--- START ---

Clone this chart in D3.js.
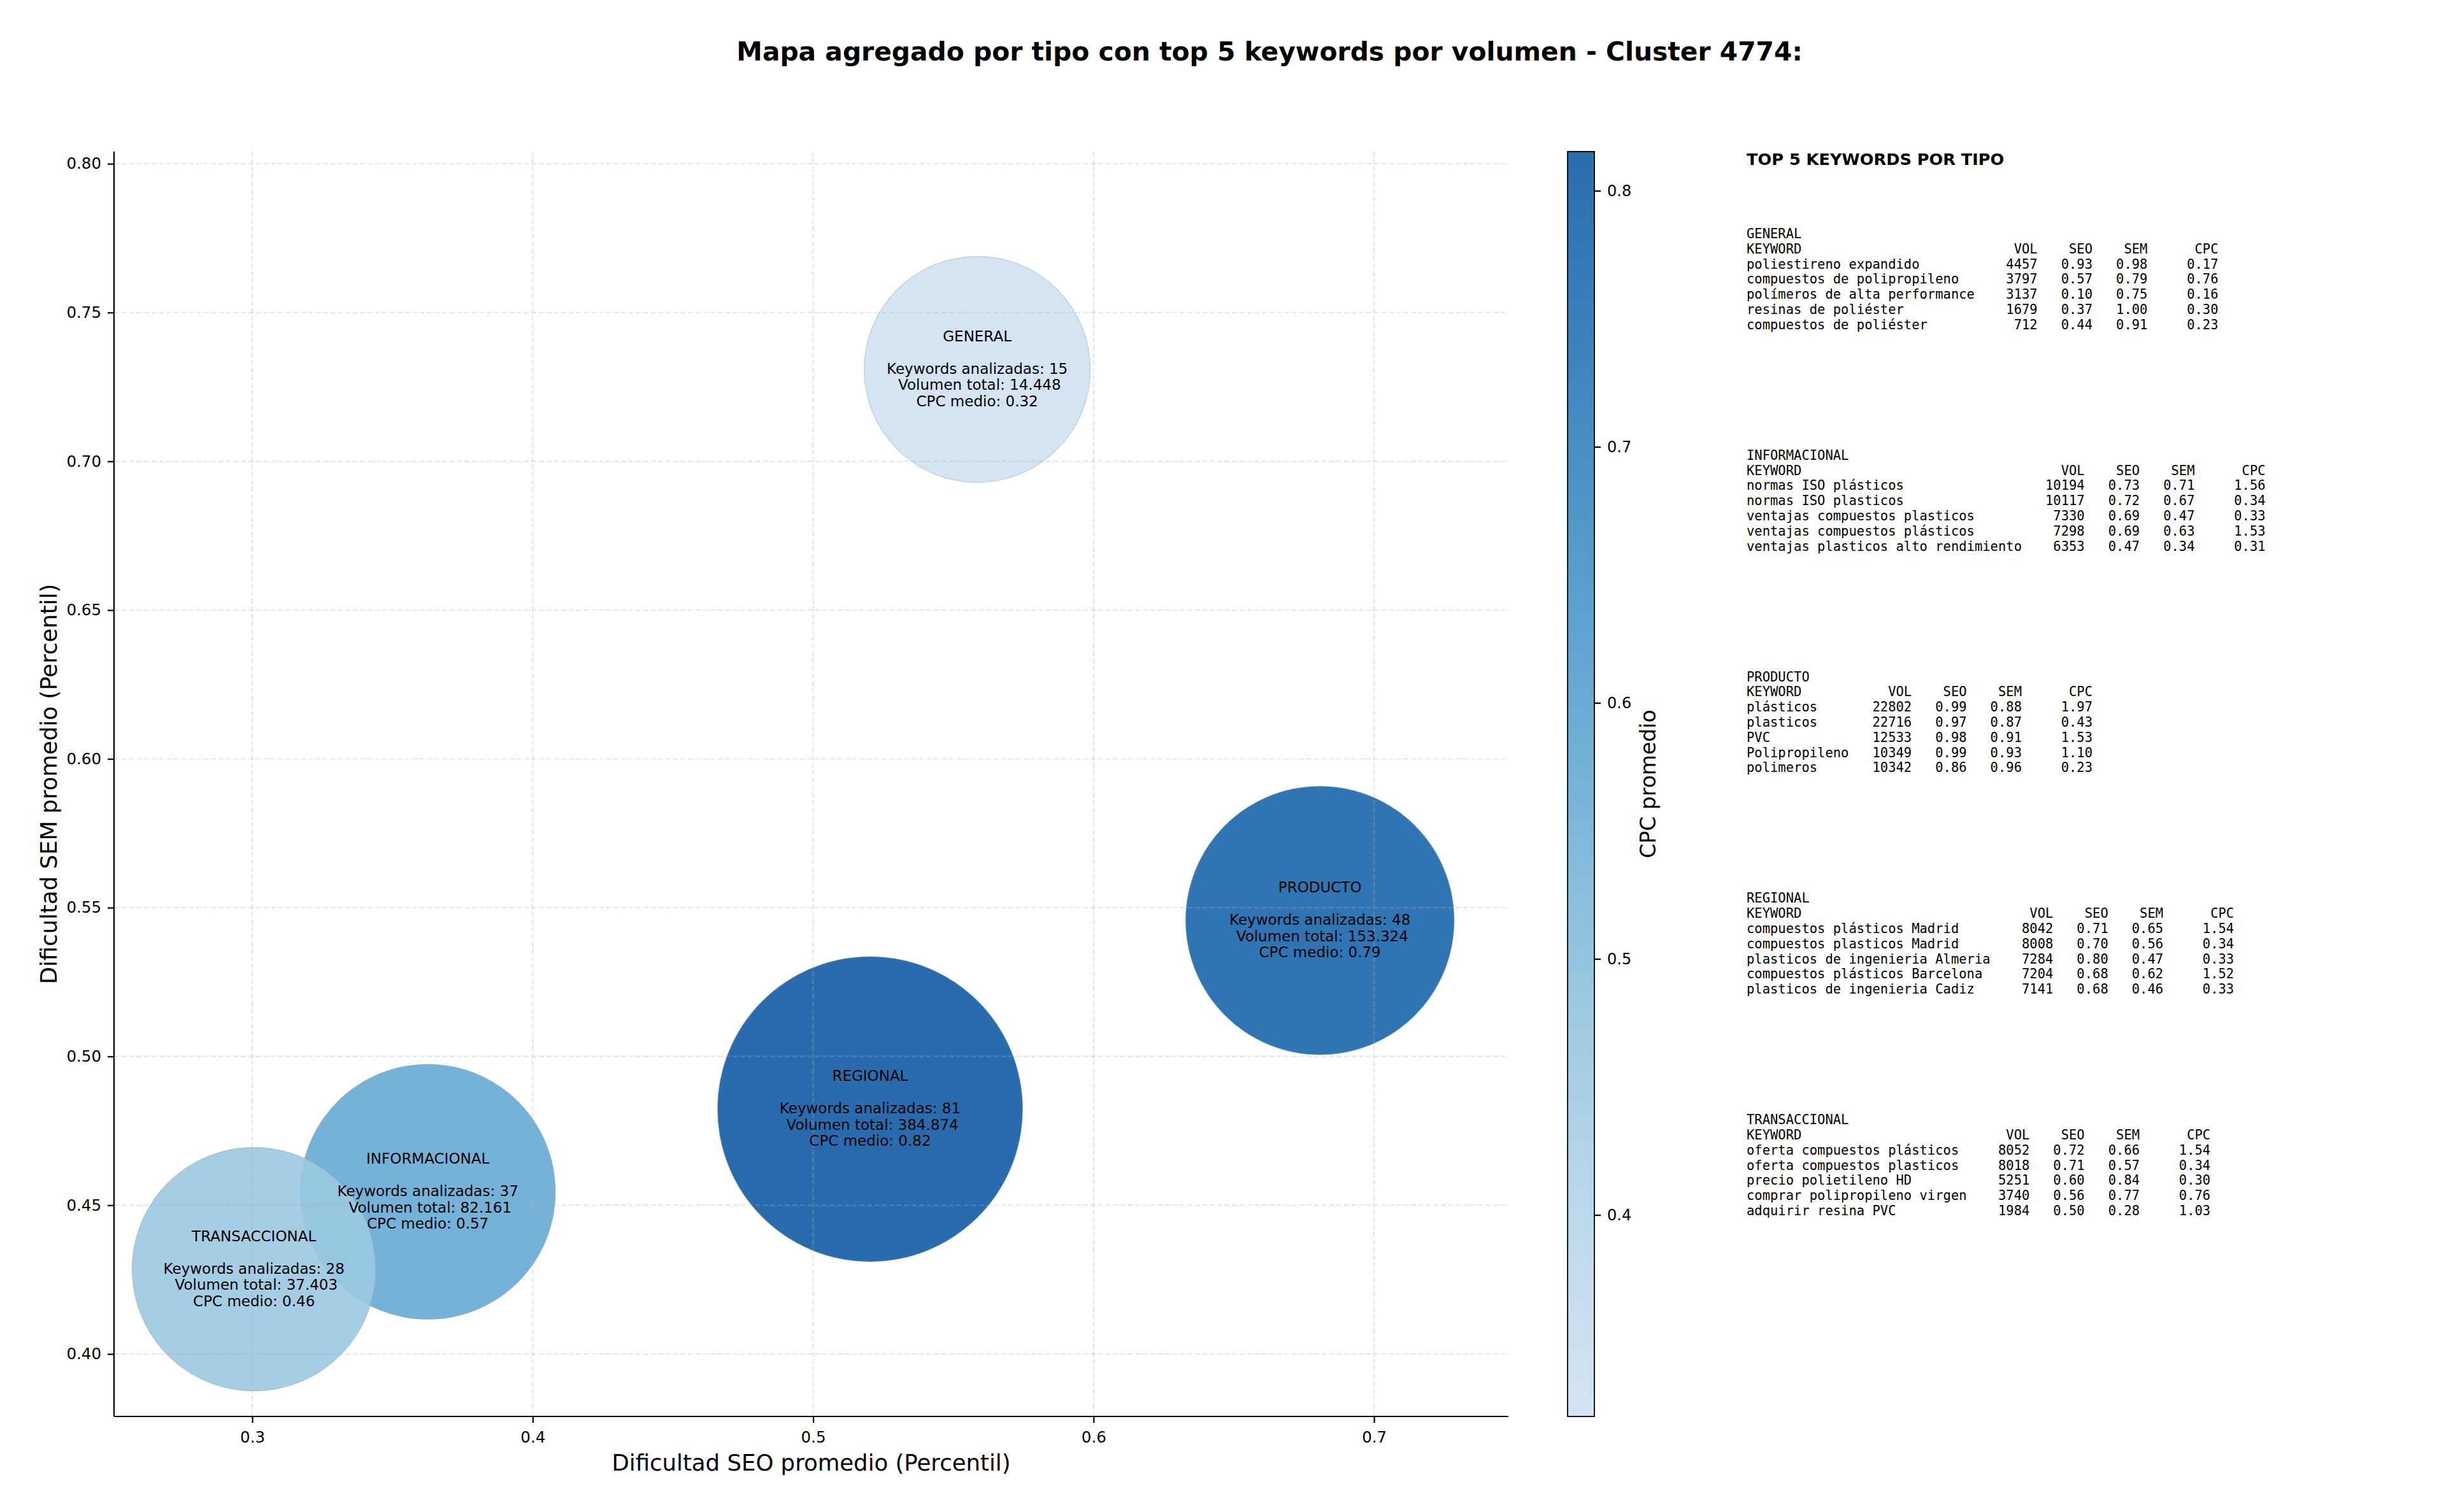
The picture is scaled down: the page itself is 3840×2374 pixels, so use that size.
<!DOCTYPE html>
<html>
<head>
<meta charset="utf-8">
<script src="https://cdn.jsdelivr.net/npm/d3@7"></script>
<style>
  body { margin: 0; background: #fff; }
  text { font-family: "DejaVu Sans", sans-serif; fill: #000; }
  .mono { font-family: "DejaVu Sans Mono", monospace; white-space: pre; }
</style>
</head>
<body>
<svg id="chart" width="3840" height="2374"></svg>
<script>
// aggregated values per search type
var tipos = ["GENERAL", "INFORMACIONAL", "PRODUCTO", "REGIONAL", "TRANSACCIONAL"];
var seoMedio = [0.5585, 0.3626, 0.6807, 0.5203, 0.3006];
var semMedio = [0.7309, 0.4545, 0.5457, 0.4823, 0.4285];
var nKeywords = [15, 37, 48, 81, 28];
var volTotal = [14448, 82161, 153324, 384874, 37403];
var cpcMedio = [0.3213, 0.57, 0.79, 0.8153, 0.46];

var xTicks = [0.3, 0.4, 0.5, 0.6, 0.7];
var yTicks = [0.40, 0.45, 0.50, 0.55, 0.60, 0.65, 0.70, 0.75, 0.80];
var cbTicks = [0.4, 0.5, 0.6, 0.7, 0.8];

// top 5 keywords per type: keyword, vol, seo, sem, cpc
var topGeneral = [
  ["poliestireno expandido", 4457, 0.93, 0.98, 0.17],
  ["compuestos de polipropileno", 3797, 0.57, 0.79, 0.76],
  ["polímeros de alta performance", 3137, 0.10, 0.75, 0.16],
  ["resinas de poliéster", 1679, 0.37, 1.00, 0.30],
  ["compuestos de poliéster", 712, 0.44, 0.91, 0.23]
];
var topInformacional = [
  ["normas ISO plásticos", 10194, 0.73, 0.71, 1.56],
  ["normas ISO plasticos", 10117, 0.72, 0.67, 0.34],
  ["ventajas compuestos plasticos", 7330, 0.69, 0.47, 0.33],
  ["ventajas compuestos plásticos", 7298, 0.69, 0.63, 1.53],
  ["ventajas plasticos alto rendimiento", 6353, 0.47, 0.34, 0.31]
];
var topProducto = [
  ["plásticos", 22802, 0.99, 0.88, 1.97],
  ["plasticos", 22716, 0.97, 0.87, 0.43],
  ["PVC", 12533, 0.98, 0.91, 1.53],
  ["Polipropileno", 10349, 0.99, 0.93, 1.10],
  ["polimeros", 10342, 0.86, 0.96, 0.23]
];
var topRegional = [
  ["compuestos plásticos Madrid", 8042, 0.71, 0.65, 1.54],
  ["compuestos plasticos Madrid", 8008, 0.70, 0.56, 0.34],
  ["plasticos de ingenieria Almeria", 7284, 0.80, 0.47, 0.33],
  ["compuestos plásticos Barcelona", 7204, 0.68, 0.62, 1.52],
  ["plasticos de ingenieria Cadiz", 7141, 0.68, 0.46, 0.33]
];
var topTransaccional = [
  ["oferta compuestos plásticos", 8052, 0.72, 0.66, 1.54],
  ["oferta compuestos plasticos", 8018, 0.71, 0.57, 0.34],
  ["precio polietileno HD", 5251, 0.60, 0.84, 0.30],
  ["comprar polipropileno virgen", 3740, 0.56, 0.77, 0.76],
  ["adquirir resina PVC", 1984, 0.50, 0.28, 1.03]
];
var topPorTipo = [topGeneral, topInformacional, topProducto, topRegional, topTransaccional];

var svg = d3.select("#chart");
svg.append("rect").attr("width", 3840).attr("height", 2374).attr("fill", "#fff");

var plot = { left: 179, right: 2368, top: 238, bottom: 2224 };

var x = d3.scaleLinear().domain([0.2507, 0.7479]).range([plot.left, plot.right]);
var y = d3.scaleLinear().domain([0.379, 0.8041]).range([plot.bottom, plot.top]);

// bubble area grows with the number of keywords
var area = d3.scaleLinear().domain(d3.extent(nKeywords)).range([177.5 * 177.5, 239.5 * 239.5]);

var color = d3.scaleSequential(function(t) { return d3.interpolateBlues(0.2 + 0.63 * t); })
  .domain(d3.extent(cpcMedio));

var data = tipos.map(function(t, i) {
  return { tipo: t, seo: seoMedio[i], sem: semMedio[i], n: nKeywords[i], vol: volTotal[i], cpc: cpcMedio[i] };
});

var es = d3.formatLocale({ decimal: ",", thousands: ".", grouping: [3], currency: ["", ""] });
var fmtVol = es.format(",d");

// bubbles
svg.append("g").selectAll("circle")
  .data(data)
  .enter().append("circle")
  .attr("cx", function(d) { return x(d.seo); })
  .attr("cy", function(d) { return y(d.sem); })
  .attr("r", function(d) { return Math.sqrt(area(d.n)); })
  .attr("fill", function(d) { return color(d.cpc); })
  .attr("fill-opacity", 0.9)
  .attr("stroke", "#8a9aab")
  .attr("stroke-opacity", 0.35)
  .attr("stroke-width", 1.5);

// grid (drawn over the bubbles like matplotlib does)
var grid = svg.append("g")
  .attr("stroke", "#b0b0b0")
  .attr("stroke-opacity", 0.3)
  .attr("stroke-width", 2.2)
  .attr("stroke-dasharray", "8.2,3.5");
grid.selectAll(".gx").data(xTicks).enter().append("line")
  .attr("x1", function(d) { return x(d); }).attr("x2", function(d) { return x(d); })
  .attr("y1", plot.top).attr("y2", plot.bottom);
grid.selectAll(".gy").data(yTicks).enter().append("line")
  .attr("y1", function(d) { return y(d); }).attr("y2", function(d) { return y(d); })
  .attr("x1", plot.left).attr("x2", plot.right);

// axes
var xAxis = svg.append("g")
  .attr("transform", "translate(0," + plot.bottom + ")")
  .call(d3.axisBottom(x).tickValues(xTicks).tickFormat(d3.format(".1f")).tickSize(10).tickPadding(14));
var yAxis = svg.append("g")
  .attr("transform", "translate(" + plot.left + ",0)")
  .call(d3.axisLeft(y).tickValues(yTicks).tickFormat(d3.format(".2f")).tickSize(10).tickPadding(10));
[xAxis, yAxis].forEach(function(a) {
  a.select(".domain").attr("stroke", "#000").attr("stroke-width", 2.2);
  a.selectAll(".tick line").attr("stroke", "#000").attr("stroke-width", 2.2);
  a.selectAll(".tick text").attr("font-size", "24.5px").attr("font-family", "DejaVu Sans").attr("fill", "#000");
});
xAxis.select(".domain").attr("d", "M" + plot.left + ",0H" + plot.right);
yAxis.select(".domain").attr("d", "M0," + plot.bottom + "V" + plot.top);

svg.append("text")
  .attr("x", (plot.left + plot.right) / 2).attr("y", 2296)
  .attr("text-anchor", "middle").attr("dominant-baseline", "central")
  .attr("font-size", "35.5px")
  .text("Dificultad SEO promedio (Percentil)");
svg.append("text")
  .attr("transform", "translate(76," + (plot.top + plot.bottom) / 2 + ") rotate(-90)")
  .attr("text-anchor", "middle").attr("dominant-baseline", "central")
  .attr("font-size", "35.5px")
  .text("Dificultad SEM promedio (Percentil)");

// bubble labels
var lineH = 25.5;
var labels = svg.append("g").selectAll("text")
  .data(data)
  .enter().append("text")
  .attr("text-anchor", "middle")
  .attr("font-size", "23px")
  .style("white-space", "pre");
labels.each(function(d) {
  var lines = [d.tipo, "", "Keywords analizadas: " + d.n, " Volumen total: " + fmtVol(d.vol), "CPC medio: " + d.cpc.toFixed(2)];
  var t = d3.select(this);
  lines.forEach(function(l, k) {
    t.append("tspan")
      .attr("x", x(d.seo))
      .attr("y", y(d.sem) + (k - 2) * lineH - 1)
      .attr("dominant-baseline", "central")
      .text(l);
  });
});

// title
svg.append("text")
  .attr("x", 1993).attr("y", 81)
  .attr("text-anchor", "middle").attr("dominant-baseline", "central")
  .attr("font-size", "40.8px").attr("font-weight", "bold")
  .text("Mapa agregado por tipo con top 5 keywords por volumen - Cluster 4774:");

// colorbar
var cb = { left: 2461, width: 42, top: plot.top, bottom: plot.bottom };
var cbScale = d3.scaleLinear().domain(color.domain()).range([cb.bottom, cb.top]);
var grad = svg.append("defs").append("linearGradient")
  .attr("id", "cbgrad").attr("x1", 0).attr("x2", 0).attr("y1", 1).attr("y2", 0);
d3.range(0, 1.0001, 0.05).forEach(function(t) {
  var v = color.domain()[0] + t * (color.domain()[1] - color.domain()[0]);
  grad.append("stop").attr("offset", t).attr("stop-color", color(v)).attr("stop-opacity", 0.9);
});
svg.append("rect")
  .attr("x", cb.left).attr("y", cb.top)
  .attr("width", cb.width).attr("height", cb.bottom - cb.top)
  .attr("fill", "url(#cbgrad)")
  .attr("stroke", "#000").attr("stroke-width", 1.8);
var cbAxis = svg.append("g")
  .attr("transform", "translate(" + (cb.left + cb.width) + ",0)")
  .call(d3.axisRight(cbScale).tickValues(cbTicks).tickFormat(d3.format(".1f")).tickSize(10).tickPadding(10));
cbAxis.select(".domain").remove();
cbAxis.selectAll(".tick line").attr("stroke", "#000").attr("stroke-width", 2.2);
cbAxis.selectAll(".tick text").attr("font-size", "24px").attr("font-family", "DejaVu Sans").attr("fill", "#000");
svg.append("text")
  .attr("transform", "translate(2587," + (cb.top + cb.bottom) / 2 + ") rotate(-90)")
  .attr("text-anchor", "middle").attr("dominant-baseline", "central")
  .attr("font-size", "33px")
  .text("CPC promedio");

// keyword tables
var tx = 2742;
svg.append("text")
  .attr("x", tx).attr("y", 250)
  .attr("dominant-baseline", "central")
  .attr("font-size", "25.6px").attr("font-weight", "bold")
  .text("TOP 5 KEYWORDS POR TIPO");

var rowH = 23.8;
topPorTipo.forEach(function(rows, i) {
  var w = d3.max(rows, function(r) { return r[0].length; });
  var lines = [tipos[i],
    "KEYWORD".padEnd(w) + " " + "VOL".padStart(7) + " " + "SEO".padStart(6) + " " + "SEM".padStart(6) + " " + "CPC".padStart(8)];
  rows.forEach(function(r) {
    lines.push(r[0].padEnd(w) + " " + String(r[1]).padStart(7) + " " + r[2].toFixed(2).padStart(6) + " " +
      r[3].toFixed(2).padStart(6) + " " + r[4].toFixed(2).padStart(8));
  });
  var y0 = 367 + i * 347.8;
  svg.append("g").selectAll("text")
    .data(lines)
    .enter().append("text")
    .attr("class", "mono")
    .attr("x", tx)
    .attr("y", function(d, k) { return y0 + k * rowH; })
    .attr("dominant-baseline", "central")
    .attr("font-size", "20.5px")
    .text(function(d) { return d; });
});
</script>
</body>
</html>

--- END ---

> PROBLEM: Transcribe the opening line of the listing above, please, and every line after it through the line with "var cbTicks = [0.4, 0.5, 0.6, 0.7, 0.8];", word for word, without pictures.

> COMPLETED EXERCISE:
Clone this chart in D3.js.
The picture is scaled down: the page itself is 3840×2374 pixels, so use that size.
<!DOCTYPE html>
<html>
<head>
<meta charset="utf-8">
<script src="https://cdn.jsdelivr.net/npm/d3@7"></script>
<style>
  body { margin: 0; background: #fff; }
  text { font-family: "DejaVu Sans", sans-serif; fill: #000; }
  .mono { font-family: "DejaVu Sans Mono", monospace; white-space: pre; }
</style>
</head>
<body>
<svg id="chart" width="3840" height="2374"></svg>
<script>
// aggregated values per search type
var tipos = ["GENERAL", "INFORMACIONAL", "PRODUCTO", "REGIONAL", "TRANSACCIONAL"];
var seoMedio = [0.5585, 0.3626, 0.6807, 0.5203, 0.3006];
var semMedio = [0.7309, 0.4545, 0.5457, 0.4823, 0.4285];
var nKeywords = [15, 37, 48, 81, 28];
var volTotal = [14448, 82161, 153324, 384874, 37403];
var cpcMedio = [0.3213, 0.57, 0.79, 0.8153, 0.46];

var xTicks = [0.3, 0.4, 0.5, 0.6, 0.7];
var yTicks = [0.40, 0.45, 0.50, 0.55, 0.60, 0.65, 0.70, 0.75, 0.80];
var cbTicks = [0.4, 0.5, 0.6, 0.7, 0.8];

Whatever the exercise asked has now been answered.